Stainton biography of Lorca and ideally, the two short books on modernism and the one on the Spanish civil war. All of this reading is in English and while information-packed, is written in an accessible style.

Program [tentative]

Day 1: Introduction; establish protocol for individual book purchases.
Day 2: Library visit. Focus: resources for annotation project. [Why, and how not to just Google]

Day 3: Who is Lorca? Discussion: Stainton. [A/V resources]
Day 4: What was the Spanish civil war? Discussion: Graham. [Film: Ay, Carmela and/or others]

Day 5: What is modernism? Discussion: Butler.
Day 6: What is modernism? Discussion: Winkiel.

Days 7-8: Experimental poetry: Poeta en Nueva York.

Days 9-10: “Impossible” theatre: El público, Así que pasen cinco años.

Days 11-12: Later poetry: [Poema del cante jondo], Diván del Tamarit, Llanto por Ignacio Sánchez Mejías, [Seis poemas galegos]; review this page and note the order in which these books were published.

Days 13-14: [Additional lesser-known theatre.]

Day 15: General discussion; reading notebooks due. [Note: we are working on writing as well, in different forms and formats]

Days 16-30: Project preparation and submission. [Research matrices, annotation, abstracts, summaries, commentaries, introductions]

The final examination is the composition and compilation of our final report.
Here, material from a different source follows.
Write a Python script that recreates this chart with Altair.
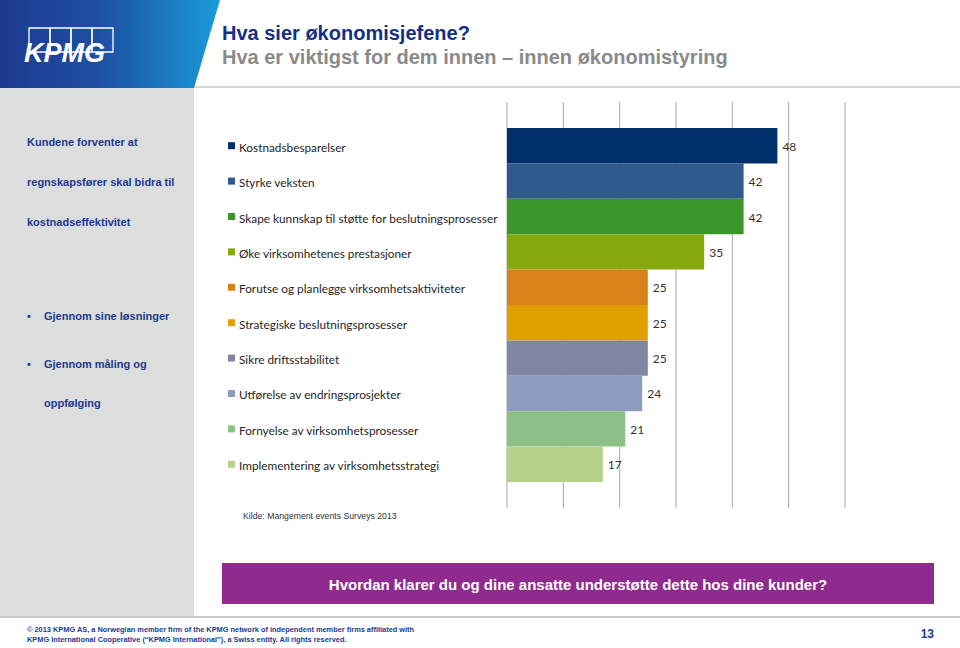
import altair as alt
import pandas as pd

categories = [
    "Kostnadsbesparelser",
    "Styrke veksten",
    "Skape kunnskap til støtte for beslutningsprosesser",
    "Øke virksomhetenes prestasjoner",
    "Forutse og planlegge virksomhetsaktiviteter",
    "Strategiske beslutningsprosesser",
    "Sikre driftsstabilitet",
    "Utførelse av endringsprosjekter",
    "Fornyelse av virksomhetsprosesser",
    "Implementering av virksomhetsstrategi",
]
values = [48, 42, 42, 35, 25, 25, 25, 24, 21, 17]
colors = ["#00306a", "#2f5a8e", "#3a952b", "#86a90e", "#d9821a",
          "#e0a100", "#8087a3", "#8c9dbd", "#8dc086", "#b5d28b"]
grid_ticks = [0, 10, 20, 30, 40, 50, 60]

title_1 = "Hva sier økonomisjefene?"
title_2 = "Hva er viktigst for dem innen – innen økonomistyring"
left_intro = ["Kundene forventer at", "regnskapsfører skal bidra til", "kostnadseffektivitet"]
bullet_1 = "Gjennom sine løsninger"
bullet_2 = ["Gjennom måling og", "oppfølging"]
source = "Kilde: Mangement events  Surveys 2013"
question = "Hvordan klarer du og dine ansatte understøtte dette hos dine kunder?"
footer = ["© 2013 KPMG AS, a Norwegian member firm of the KPMG network of independent member firms affiliated with",
          "KPMG International Cooperative (“KPMG International”), a Swiss entity. All rights reserved."]
page_no = "13"

df = pd.DataFrame({"category": categories, "value": values})
ticks_df = pd.DataFrame({"tick": grid_ticks})
one = pd.DataFrame({"a": [0]})

xs = alt.Scale(domain=[0, 60], range=[507, 845])
ys = alt.Scale(domain=categories, range=[102, 508], paddingInner=0, paddingOuter=0.735)
cs = alt.Scale(domain=categories, range=colors)

Y = alt.Y("category:N", scale=ys, axis=None)
C = alt.Color("category:N", scale=cs, legend=None)

DARKBLUE = "#1c3a8f"
SANS = "Liberation Sans"


def deco():
    return alt.Chart(one)


def rect(x, x2, y, y2, color):
    return deco().mark_rect(color=color).encode(
        x=alt.value(x), x2=alt.value(x2), y=alt.value(y), y2=alt.value(y2))


def text(x, y, t, **kw):
    return deco().mark_text(text=t, **kw).encode(x=alt.value(x), y=alt.value(y))


layers = []

# left gray panel
layers.append(rect(0, 194, 88, 616, "#dcdddd"))
# header separator and footer line
layers.append(deco().mark_rule(color="#c9c9c9", strokeWidth=1.5).encode(
    x=alt.value(194), x2=alt.value(960), y=alt.value(87)))
layers.append(deco().mark_rule(color="#c9c9c9", strokeWidth=2).encode(
    x=alt.value(0), x2=alt.value(960), y=alt.value(617)))

# header gradient block with slanted edge
grad = alt.LinearGradient(
    gradient="linear",
    stops=[alt.GradientStop(color="#1c3a90", offset=0),
           alt.GradientStop(color="#1d4fa3", offset=0.45),
           alt.GradientStop(color="#1a9bd8", offset=1)],
    x1=0, x2=1, y1=0, y2=0)
layers.append(deco().mark_point(
    shape="M -1 -0.4 L 1 -0.4 L 0.7636 0.4 L -1 0.4 Z",
    size=48400, filled=True, opacity=1, strokeWidth=0, color=grad
).encode(x=alt.value(110), y=alt.value(44)))

# KPMG logo boxes
for bx in [29, 50, 71, 92]:
    layers.append(deco().mark_rect(fill="transparent", stroke="white", strokeWidth=1.3).encode(
        x=alt.value(bx), x2=alt.value(bx + 21), y=alt.value(28), y2=alt.value(52)))
layers.append(text(24, 62, "KPMG", font=SANS, fontSize=27, fontWeight="bold",
                   fontStyle="italic", color="white", align="left", baseline="alphabetic"))

# titles
layers.append(text(222, 40, title_1, font=SANS, fontSize=20, fontWeight="bold",
                   color="#132f86", align="left", baseline="alphabetic"))
layers.append(text(222, 64, title_2, font=SANS, fontSize=20, fontWeight="bold",
                   color="#8a8a8a", align="left", baseline="alphabetic"))

# left panel text
layers.append(text(27, 146, left_intro, font=SANS, fontSize=11, fontWeight="bold",
                   color=DARKBLUE, align="left", baseline="alphabetic", lineHeight=40))
layers.append(text(27, 320, "•", font=SANS, fontSize=11, fontWeight="bold",
                   color=DARKBLUE, align="left", baseline="alphabetic"))
layers.append(text(44, 320, bullet_1, font=SANS, fontSize=11, fontWeight="bold",
                   color=DARKBLUE, align="left", baseline="alphabetic"))
layers.append(text(27, 368, "•", font=SANS, fontSize=11, fontWeight="bold",
                   color=DARKBLUE, align="left", baseline="alphabetic"))
layers.append(text(44, 368, bullet_2, font=SANS, fontSize=11, fontWeight="bold",
                   color=DARKBLUE, align="left", baseline="alphabetic", lineHeight=39))

# gridlines
layers.append(alt.Chart(ticks_df).mark_rule(color="#a9a9a9", strokeWidth=1).encode(
    x=alt.X("tick:Q", scale=xs, axis=None), y=alt.value(102), y2=alt.value(508)))

# bars
layers.append(alt.Chart(df).mark_bar().encode(
    x=alt.X("value:Q", scale=xs, axis=None), y=Y, color=C))
# value labels
layers.append(alt.Chart(df).mark_text(align="left", baseline="middle", dx=5, dy=1,
                                      font="Lato", fontSize=12, color="#333333").encode(
    x=alt.X("value:Q", scale=xs, axis=None), y=Y, text="value:Q"))
# category legend-like labels
layers.append(alt.Chart(df).mark_square(size=49, opacity=1).encode(
    x=alt.value(231.5), y=Y, color=C))
layers.append(alt.Chart(df).mark_text(align="left", baseline="middle", dy=2,
                                      font="Lato", fontSize=11.8, color="#262626").encode(
    x=alt.value(239), y=Y, text="category:N"))

# source
layers.append(text(243, 519, source, font=SANS, fontSize=8.7, color="#333333",
                   align="left", baseline="alphabetic"))

# purple question box
layers.append(rect(222, 934, 563, 604, "#8f2a8e"))
layers.append(text(578, 590, question, font=SANS, fontSize=15, fontWeight="bold",
                   color="white", align="center", baseline="alphabetic"))

# footer
layers.append(text(27, 632, footer, font=SANS, fontSize=7.4, fontWeight="bold",
                   color=DARKBLUE, align="left", baseline="alphabetic", lineHeight=10))
layers.append(text(934, 638, page_no, font=SANS, fontSize=12, fontWeight="bold",
                   color=DARKBLUE, align="right", baseline="alphabetic"))

chart = alt.layer(*layers).properties(
    width=960, height=648,
    autosize=alt.AutoSizeParams(type="none"),
    padding=0,
    background="white",
).configure_view(strokeWidth=0)

chart.save("out.html", embed_options={"renderer": "svg", "actions": False})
What were our objectives? What did we do? What was accomplished? How would we evaluate the experience? Students will come prepared and we will edit the document together.

3 comments

  1. Some text for the paper syllabus:

    This research couse The Modernist Poetics of Federico García Lorca at the University of Louisiana, Lafayette. We will read Poet in New York, Diván del Tamarit, Así que pasen cinco años, Play without a title and El público, and annotate some of his lectures and manifestos.

    What are modernist poetics? What makes García Lorca a major European modernist? Who were his Spanish contemporaries? These are some of the questions our annotation project will help us answer.

    Students who have not read El poema del cante jondo, Romancero gitano and the trilogy Yerma, Bodas de sangre, and La casa de Bernarda Alba may do so. Others may want to investigate the earliest poems or some additional theatre.

    This course is generously funded by the UL Lafayette Undergraduate Research Council and the Friends of the Humanities.